Viele Befragte meinen aber auch, dass die Regierungsstatthalterin unnötig Drama nach Frutigen bringt. So sagt eine Anwohnerin: «Ich verstehe, dass sie nur ihren Job macht. Aber jetzt nach 20, 30 Jahren diese Lappalien auszugraben, die hier sowieso niemanden interessieren – das ist ziemlich unnötig.»
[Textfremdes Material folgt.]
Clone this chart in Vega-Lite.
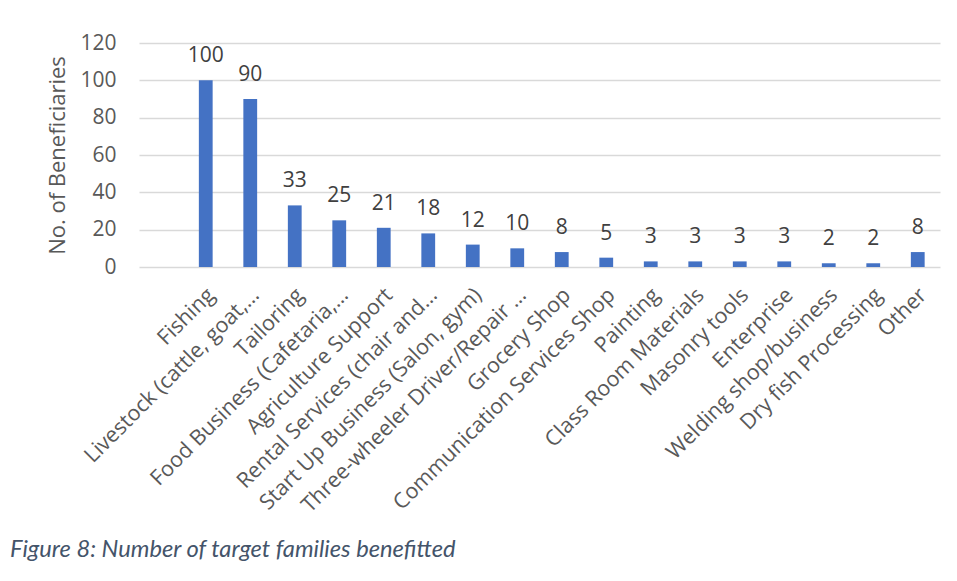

Ähnlich dürfte das wohl auch ein Grossteil der von den Baupolizei-Verfahren Betroffenen sehen. Da ist etwa die Familie Huber*, die vor rund 20 Jahren eine bewilligte Kiesstrasse zu ihrem Haus in einer Frutiger Landwirtschaftszone baute. Wegen des steilen Anstiegs und des hohen Unterhaltaufwands teerte sie die Strasse zwei Jahre später in Absprache mit einem Amtsträger. Wie sich vor einigen Jahren herausstellte, war das keine offizielle Bewilligung. Der Teer-Bezug der Strasse soll nun wieder weg – die Kosten soll Familie Huber tragen.
Gemeinde verteidigt sich
Als Blick bei der Gemeinde anklopft, nimmt Gemeinderatspräsident Hans Schmid Stellung. In Frutigen nimmt man den Bericht der Regierungsstatthalterin zur Kenntnis – auch wenn man laut Gemeinderatspräsident Hans Schmid dem Inhalt nicht zustimmt. «Wir haben in den letzten Jahren immer nach Lösungen gesucht, dabei aber versucht, verhältnismässig vorzugehen und nicht Konkurse und Familiendramen herbeizuführen.»
So sei ein Grossteil der illegalen Bauten «sicher nicht böswillig» entstanden, sagt Schmid. «Im Unterschied zur Bauzone muss in der Landwirtschaftszone fast jede noch so kleine Veränderung baurechtlich bewilligt werden. Das muss man zuerst mal wissen.» Zudem gäbe es keine Verjährungsfrist. «Wer ein Bauwerk in der Landwirtschaftszone kauft, kauft schnell aus Versehen noch diverse Altlasten mit, die er dann teuer zurückbauen muss.»
Wohl keine schnellen Folgen der neuen Weisung
Dennoch gibt Schmid zu: «Wir hätten in einigen Fällen eventuell etwas weniger nachsichtig sein und stärker auf Fristen pochen müssen.» Doch das spiele jetzt keine Rolle mehr: «Wir werden uns an die Weisungen der Regierungsstatthalterin halten.» Deren Frist, alles bis Oktober zu bereinigen, werde man wohl aber nicht einhalten können. «Es wird sicher einige Einsprachen geben, was das Ganze hinauszögern dürfte.» Zumindest mit Hinauszögern scheint man sich in Frutigen gut auszukennen.